Depuis le début des années 1990, l’armée américaine a opéré sur la base d’une doctrine stratégique selon laquelle elle ne permettra l’existence d’aucune autre puissance capable de contester son autorité militaire, même au niveau régional. Cela signifie que les États-Unis doivent être en mesure de déployer une telle force militaire écrasante capable de vaincre une autre puissance majeure, telle la Chine, dans une guerre conventionnelle, loin des frontières des États-Unis. 

C’est la garantie que la société américaine sera saignée à blanc dans une folle tentative de maintenir sa domination militaire, qui ne peut se terminer que par une catastrophe pour la population des États-Unis et du monde entier. 
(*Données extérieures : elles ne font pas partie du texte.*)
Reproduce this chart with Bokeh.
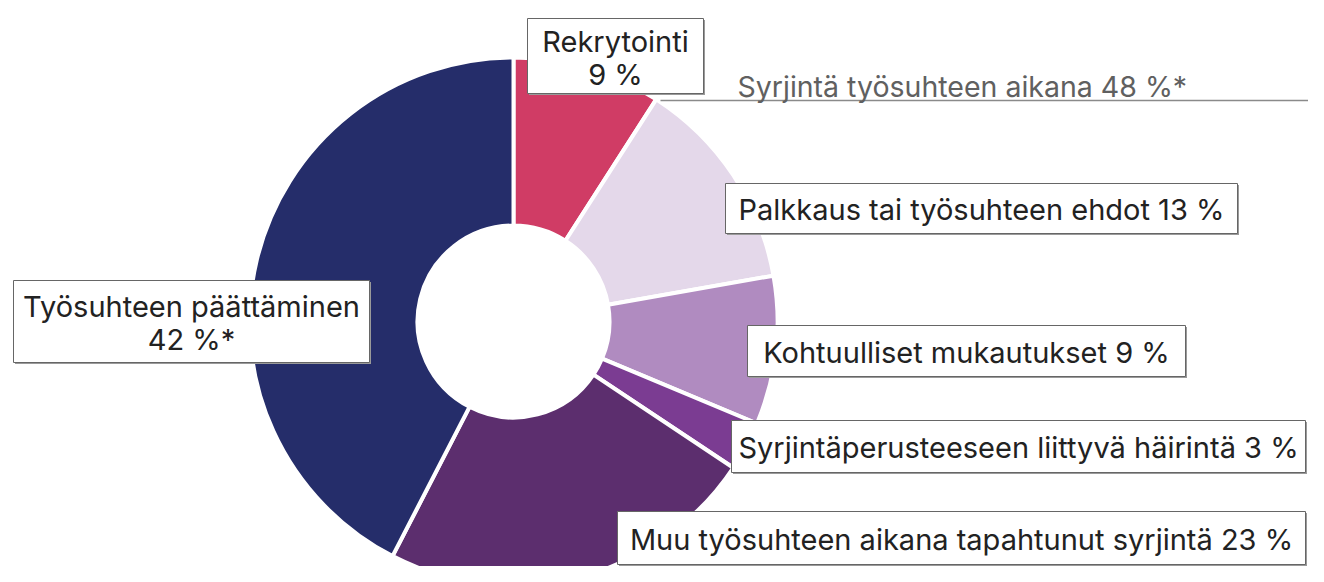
import numpy as np
from bokeh.plotting import figure
from bokeh.models import Range1d, ColumnDataSource
from bokeh.core.properties import value
from bokeh.embed import file_html
from bokeh.resources import INLINE

# ---- data ----
categories = ["Rekrytointi", "Palkkaus tai työsuhteen ehdot", "Kohtuulliset mukautukset",
              "Syrjintäperusteeseen liittyvä häirintä", "Muu työsuhteen aikana tapahtunut syrjintä",
              "Työsuhteen päättäminen"]
values = [9, 13, 9, 3, 23, 42]
label_texts = [["Rekrytointi", "9 %"],
               ["Palkkaus tai työsuhteen ehdot 13 %"],
               ["Kohtuulliset mukautukset 9 %"],
               ["Syrjintäperusteeseen liittyvä häirintä 3 %"],
               ["Muu työsuhteen aikana tapahtunut syrjintä 23 %"],
               ["Työsuhteen päättäminen", "42 %*"]]
group_label = "Syrjintä työsuhteen aikana 48 %*"
colors = ["#D03C65", "#E4D8EA", "#B08BC0", "#7B3C92", "#5C2E6E", "#252D6A"]

# ---- layout (screen pixels; data y = -screen y) ----
W, H = 1308, 566
cx, cy = 513, 321
r_in, r_out = 96, 264
boxes = [(527, 703, 18, 93), (725, 1237, 183, 233), (747, 1185, 325, 376),
         (731, 1305, 420, 472), (617, 1305, 511, 564), (13, 369, 280, 362)]
FONT = "Inter"

p = figure(width=W, height=H, output_backend="svg", toolbar_location=None,
           x_range=Range1d(0, W), y_range=Range1d(-H, 0),
           min_border=0, outline_line_color=None)
p.axis.visible = False
p.grid.visible = False
p.background_fill_color = "white"

total = float(sum(values))
cum = np.concatenate([[0], np.cumsum(values)])
start = np.pi / 2 - cum[1:] / total * 2 * np.pi
end = np.pi / 2 - cum[:-1] / total * 2 * np.pi
src = ColumnDataSource(dict(start=start, end=end, color=colors, cat=categories))
p.annular_wedge(x=cx, y=-cy, inner_radius=r_in, outer_radius=r_out,
                start_angle="start", end_angle="end", fill_color="color",
                line_color="white", line_width=4, source=src)

# group line and label
p.segment(x0=[660], y0=[-100], x1=[1330], y1=[-100], line_color="#8a8a8a", line_width=1.5)
p.text(x=[737], y=[-86], text=[group_label], text_font=value(FONT),
       text_font_size="28.5px", text_color="#606060", text_align="left",
       text_baseline="middle")

# label boxes
for (x0, x1, y0, y1), lines in zip(boxes, label_texts):
    p.quad(left=[x0 + 1.5], right=[x1 + 1.5], top=[-(y0 + 1.5)], bottom=[-(y1 + 1.5)],
           fill_color="#9a9a9a", line_color=None)
    p.quad(left=[x0], right=[x1], top=[-y0], bottom=[-y1],
           fill_color="white", line_color="#666666", line_width=1)
    xc = (x0 + x1) / 2
    if len(lines) == 1:
        ys = [(y0 + y1) / 2 + 1]
    else:
        m = (y0 + y1) / 2
        ys = [m - 15, m + 18]
    p.text(x=[xc] * len(lines), y=[-y for y in ys], text=lines,
           text_font=value(FONT), text_font_size="29px", text_color="#222222",
           text_align="center", text_baseline="middle")

open("out.html", "w").write(file_html(p, INLINE))
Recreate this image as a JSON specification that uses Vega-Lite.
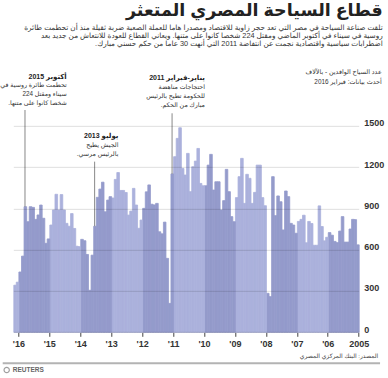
{
  "$schema": "https://vega.github.io/schema/vega-lite/v6.json",
  "width": 345.4,
  "height": 275.46,
  "autosize": {"type": "none"},
  "padding": {"left": 13.3, "top": 56.84, "right": 29.3, "bottom": 45.7},
  "background": "white",
  "config": {
    "view": {"stroke": null},
    "font": "Liberation Sans, DejaVu Sans, sans-serif"
  },
  "title": {
    "text": "\u202Bقطاع السياحة المصري المتعثر\u202C",
    "subtitle": [
      "\u202Bتلقت صناعة السياحة في مصر التي تعد حجر زاوية للاقتصاد ومصدرا هاما للعملة الصعبة ضربة ثقيلة منذ أن تحطمت طائرة\u202C",
      "\u202Bروسية في سيناء في أكتوبر الماضي ومقتل 224 شخصا كانوا على متنها. ويعاني القطاع للعودة للانتعاش من جديد بعد\u202C",
      "\u202Bاضطرابات سياسية واقتصادية نجمت عن انتفاضة 2011 التي أنهت 30 عاما من حكم حسني مبارك.\u202C"
    ],
    "anchor": "end",
    "frame": "group",
    "dx": 24,
    "fontSize": 17.5,
    "fontWeight": "bold",
    "color": "#222222",
    "subtitleFontSize": 7.3,
    "subtitleColor": "#333333",
    "subtitleLineHeight": 7.6,
    "subtitlePadding": 5,
    "offset": 10
  },
  "datasets": {
    "arrivals": [
      {"d": "2005-01-01", "v": 635}, {"d": "2005-02-01", "v": 818}, {"d": "2005-03-01", "v": 820}, {"d": "2005-04-01", "v": 750},
      {"d": "2005-05-01", "v": 655}, {"d": "2005-06-01", "v": 655}, {"d": "2005-07-01", "v": 840}, {"d": "2005-08-01", "v": 735},
      {"d": "2005-09-01", "v": 651}, {"d": "2005-10-01", "v": 660}, {"d": "2005-11-01", "v": 705}, {"d": "2005-12-01", "v": 724},
      {"d": "2006-01-01", "v": 690}, {"d": "2006-02-01", "v": 664}, {"d": "2006-03-01", "v": 768}, {"d": "2006-04-01", "v": 918},
      {"d": "2006-05-01", "v": 632}, {"d": "2006-06-01", "v": 632}, {"d": "2006-07-01", "v": 790}, {"d": "2006-08-01", "v": 805},
      {"d": "2006-09-01", "v": 650}, {"d": "2006-10-01", "v": 850}, {"d": "2006-11-01", "v": 820}, {"d": "2006-12-01", "v": 805},
      {"d": "2007-01-01", "v": 719}, {"d": "2007-02-01", "v": 779}, {"d": "2007-03-01", "v": 791}, {"d": "2007-04-01", "v": 985},
      {"d": "2007-05-01", "v": 1026}, {"d": "2007-06-01", "v": 743}, {"d": "2007-07-01", "v": 948}, {"d": "2007-08-01", "v": 990},
      {"d": "2007-09-01", "v": 847}, {"d": "2007-10-01", "v": 1130}, {"d": "2007-11-01", "v": 259}, {"d": "2007-12-01", "v": 283},
      {"d": "2008-01-01", "v": 919}, {"d": "2008-02-01", "v": 978}, {"d": "2008-03-01", "v": 1214}, {"d": "2008-04-01", "v": 1214},
      {"d": "2008-05-01", "v": 1016}, {"d": "2008-06-01", "v": 936}, {"d": "2008-07-01", "v": 1118}, {"d": "2008-08-01", "v": 1147},
      {"d": "2008-09-01", "v": 936}, {"d": "2008-10-01", "v": 1263}, {"d": "2008-11-01", "v": 1130}, {"d": "2008-12-01", "v": 978},
      {"d": "2009-01-01", "v": 803}, {"d": "2009-02-01", "v": 840}, {"d": "2009-03-01", "v": 1021}, {"d": "2009-04-01", "v": 1183},
      {"d": "2009-05-01", "v": 956}, {"d": "2009-06-01", "v": 888}, {"d": "2009-07-01", "v": 1093}, {"d": "2009-08-01", "v": 1093},
      {"d": "2009-09-01", "v": 1033}, {"d": "2009-10-01", "v": 1292}, {"d": "2009-11-01", "v": 1214}, {"d": "2009-12-01", "v": 1064},
      {"d": "2010-01-01", "v": 1064}, {"d": "2010-02-01", "v": 1081}, {"d": "2010-03-01", "v": 1335}, {"d": "2010-04-01", "v": 1243},
      {"d": "2010-05-01", "v": 1202}, {"d": "2010-06-01", "v": 1021}, {"d": "2010-07-01", "v": 1299}, {"d": "2010-08-01", "v": 1142},
      {"d": "2010-09-01", "v": 1190}, {"d": "2010-10-01", "v": 1485}, {"d": "2010-11-01", "v": 1408}, {"d": "2010-12-01", "v": 1275},
      {"d": "2011-01-01", "v": 1150}, {"d": "2011-02-01", "v": 210}, {"d": "2011-03-01", "v": 537}, {"d": "2011-04-01", "v": 800},
      {"d": "2011-05-01", "v": 715}, {"d": "2011-06-01", "v": 730}, {"d": "2011-07-01", "v": 936}, {"d": "2011-08-01", "v": 925},
      {"d": "2011-09-01", "v": 930}, {"d": "2011-10-01", "v": 1070}, {"d": "2011-11-01", "v": 1020}, {"d": "2011-12-01", "v": 900},
      {"d": "2012-01-01", "v": 815}, {"d": "2012-02-01", "v": 755}, {"d": "2012-03-01", "v": 924}, {"d": "2012-04-01", "v": 1045},
      {"d": "2012-05-01", "v": 880}, {"d": "2012-06-01", "v": 851}, {"d": "2012-07-01", "v": 1015}, {"d": "2012-08-01", "v": 1030},
      {"d": "2012-09-01", "v": 1030}, {"d": "2012-10-01", "v": 1160}, {"d": "2012-11-01", "v": 1110}, {"d": "2012-12-01", "v": 975},
      {"d": "2013-01-01", "v": 985}, {"d": "2013-02-01", "v": 960}, {"d": "2013-03-01", "v": 875}, {"d": "2013-04-01", "v": 1090},
      {"d": "2013-05-01", "v": 1040}, {"d": "2013-06-01", "v": 980}, {"d": "2013-07-01", "v": 770}, {"d": "2013-08-01", "v": 560},
      {"d": "2013-09-01", "v": 305}, {"d": "2013-10-01", "v": 565}, {"d": "2013-11-01", "v": 665}, {"d": "2013-12-01", "v": 675},
      {"d": "2014-01-01", "v": 622}, {"d": "2014-02-01", "v": 625}, {"d": "2014-03-01", "v": 754}, {"d": "2014-04-01", "v": 862},
      {"d": "2014-05-01", "v": 770}, {"d": "2014-06-01", "v": 791}, {"d": "2014-07-01", "v": 888}, {"d": "2014-08-01", "v": 1000},
      {"d": "2014-09-01", "v": 888}, {"d": "2014-10-01", "v": 1002}, {"d": "2014-11-01", "v": 888}, {"d": "2014-12-01", "v": 779},
      {"d": "2015-01-01", "v": 678}, {"d": "2015-02-01", "v": 646}, {"d": "2015-03-01", "v": 828}, {"d": "2015-04-01", "v": 924},
      {"d": "2015-05-01", "v": 852}, {"d": "2015-06-01", "v": 820}, {"d": "2015-07-01", "v": 907}, {"d": "2015-08-01", "v": 912},
      {"d": "2015-09-01", "v": 803}, {"d": "2015-10-01", "v": 912}, {"d": "2015-11-01", "v": 553}, {"d": "2015-12-01", "v": 438},
      {"d": "2016-01-01", "v": 364}, {"d": "2016-02-01", "v": 342}
    ],
    "notes": [
      {"head": "\u202Bأكتوبر 2015\u202C", "body": ["\u202Bتحطمت طائرة روسية في\u202C", "\u202Bسيناء ومقتل 224\u202C", "\u202Bشخصا كانوا على متنها.\u202C"],
       "textDate": "2014-06-09", "headY": 1856, "bodyY": 1818, "lineDate": "2015-10-15", "lineTop": 1614, "lineBottom": 912},
      {"head": "\u202Bيوليو 2013\u202C", "body": ["\u202Bالجيش يطيح\u202C", "\u202Bبالرئيس مرسي.\u202C"],
       "textDate": "2012-10-07", "headY": 1425, "bodyY": 1382, "lineDate": "2013-07-15", "lineTop": 1239, "lineBottom": 770},
      {"head": "\u202Bيناير-فبراير 2011\u202C", "body": ["\u202Bاحتجاجات مناهضة\u202C", "\u202Bللحكومة تطيح بالرئيس\u202C", "\u202Bمبارك من الحكم.\u202C"],
       "textDate": "2009-12-21", "headY": 1843, "bodyY": 1800, "lineDate": "2011-01-13", "lineTop": 1590, "lineBottom": 1150}
    ],
    "one": [{}]
  },
  "layer": [
    {
      "data": {"name": "arrivals"},
      "mark": {"type": "bar", "binSpacing": 0, "strokeWidth": 0.8},
      "encoding": {
        "x": {
          "field": "d", "timeUnit": "utcyearmonth", "type": "temporal",
          "scale": {
            "type": "utc",
            "domain": [{"year": 2005, "month": 1, "date": 1, "utc": true}, {"year": 2016, "month": 3, "date": 1, "utc": true}],
            "reverse": true
          },
          "axis": {
            "title": null,
            "tickCount": {"interval": "year", "step": 1},
            "labelExpr": "utcyear(datum.value) == 2005 ? '2005' : \"'\" + utcFormat(datum.value, '%y')",
            "grid": false,
            "domain": false,
            "tickSize": 4,
            "tickColor": "#444444",
            "labelPadding": 3,
            "labelFontSize": 9,
            "labelFontWeight": "bold",
            "labelColor": "#333333",
            "labelFlush": false,
            "labelOverlap": false,
            "labelSeparation": 0
          }
        },
        "y": {
          "field": "v", "type": "quantitative",
          "scale": {"domain": [0, 2000], "nice": false},
          "axis": {
            "orient": "right",
            "title": null,
            "values": [0, 300, 600, 900, 1200, 1500],
            "format": "d",
            "grid": true,
            "gridColor": "#000000",
            "gridOpacity": 0.13,
            "ticks": false,
            "domain": false,
            "labelPadding": 5,
            "labelFontSize": 9,
            "labelFontWeight": "bold",
            "labelColor": "#333333",
            "labelBaseline": "alphabetic",
            "zindex": 1
          }
        },
        "color": {
          "field": "d", "timeUnit": "utcyear", "type": "ordinal",
          "scale": {"range": ["#949bcb", "#abb1dc"]},
          "legend": null
        },
        "stroke": {
          "field": "d", "timeUnit": "utcyear", "type": "ordinal",
          "scale": {"range": ["#949bcb", "#abb1dc"]},
          "legend": null
        }
      }
    },
    {
      "data": {"name": "notes"},
      "mark": {"type": "rule", "color": "#7a7a7a", "strokeWidth": 0.9},
      "encoding": {
        "x": {"field": "lineDate", "type": "temporal"},
        "y": {"field": "lineTop", "type": "quantitative"},
        "y2": {"field": "lineBottom"}
      }
    },
    {
      "data": {"name": "notes"},
      "mark": {"type": "text", "align": "right", "baseline": "middle", "fontSize": 7, "fontWeight": "bold", "color": "#222222"},
      "encoding": {
        "x": {"field": "textDate", "type": "temporal"},
        "y": {"field": "headY", "type": "quantitative"},
        "text": {"field": "head"}
      }
    },
    {
      "data": {"name": "notes"},
      "mark": {"type": "text", "align": "right", "baseline": "top", "fontSize": 6.3, "lineHeight": 9, "color": "#333333"},
      "encoding": {
        "x": {"field": "textDate", "type": "temporal"},
        "y": {"field": "bodyY", "type": "quantitative"},
        "text": {"field": "body"}
      }
    },
    {
      "data": {"name": "one"},
      "mark": {"type": "text", "align": "right", "baseline": "top", "fontSize": 6.4, "lineHeight": 10, "color": "#333333",
               "text": ["\u202Bعدد السياح الوافدين - بالآلاف\u202C", "\u202Bأحدث بيانات: فبراير 2016\u202C"]},
      "encoding": {
        "x": {"datum": {"year": 2004, "month": 4, "date": 4, "utc": true}, "type": "temporal"},
        "y": {"datum": 1915, "type": "quantitative"}
      }
    },
    {
      "data": {"name": "one"},
      "mark": {"type": "text", "align": "right", "baseline": "middle", "fontSize": 6, "color": "#444444",
               "text": "\u202Bالمصدر: البنك المركزي المصري\u202C"},
      "encoding": {
        "x": {"datum": {"year": 2004, "month": 5, "date": 16, "utc": true}, "type": "temporal"},
        "y": {"datum": -170, "type": "quantitative"}
      }
    },
    {
      "data": {"name": "one"},
      "mark": {"type": "rule", "color": "#b3b3b3", "strokeWidth": 2},
      "encoding": {
        "x": {"datum": {"year": 2016, "month": 7, "date": 4, "utc": true}, "type": "temporal"},
        "x2": {"datum": {"year": 2004, "month": 4, "date": 24, "utc": true}},
        "y": {"datum": -225, "type": "quantitative"}
      }
    },
    {
      "data": {"name": "one"},
      "mark": {"type": "point", "shape": "circle", "size": 28, "filled": false, "color": "#777777", "strokeWidth": 1.2},
      "encoding": {
        "x": {"datum": {"year": 2016, "month": 5, "date": 18, "utc": true}, "type": "temporal"},
        "y": {"datum": -274, "type": "quantitative"}
      }
    },
    {
      "data": {"name": "one"},
      "mark": {"type": "text", "align": "left", "baseline": "middle", "fontSize": 6.5, "fontWeight": "bold", "color": "#666666", "text": "REUTERS"},
      "encoding": {
        "x": {"datum": {"year": 2016, "month": 3, "date": 8, "utc": true}, "type": "temporal"},
        "y": {"datum": -274, "type": "quantitative"}
      }
    }
  ]
}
Bien sûr, il serait simpliste de dire que la guerre est la seule cause des problèmes sociaux des États-Unis. L’élément le plus évident de la vie aux États-Unis continue d’être le gouffre immense entre les riches et les pauvres. Toutefois, la marche vers la guerre a une racine commune avec ce gouffre. 

En réponse au déclin à long terme de la position mondiale du capitalisme américain, la classe dirigeante américaine a répondu d’une part par la promotion d’une vague de spéculation financière, des fusions et acquisitions, des réductions de salaires, et le transfert de la richesse sociale de la grande majorité de la population vers ses propres poches. D’autre part, elle a eu recours à sa puissance militaire prédominante pour contrer par la force les conséquences de son déclin économique. 

Dans les priorités folles et socialement destructrices de la classe dirigeante américaine, on voit sous une forme concentrée le lien inextricable entre la guerre et le capitalisme, et en même temps le lien inextricable entre la lutte pour tous les droits sociaux de la classe ouvrière et la lutte contre l’impérialisme.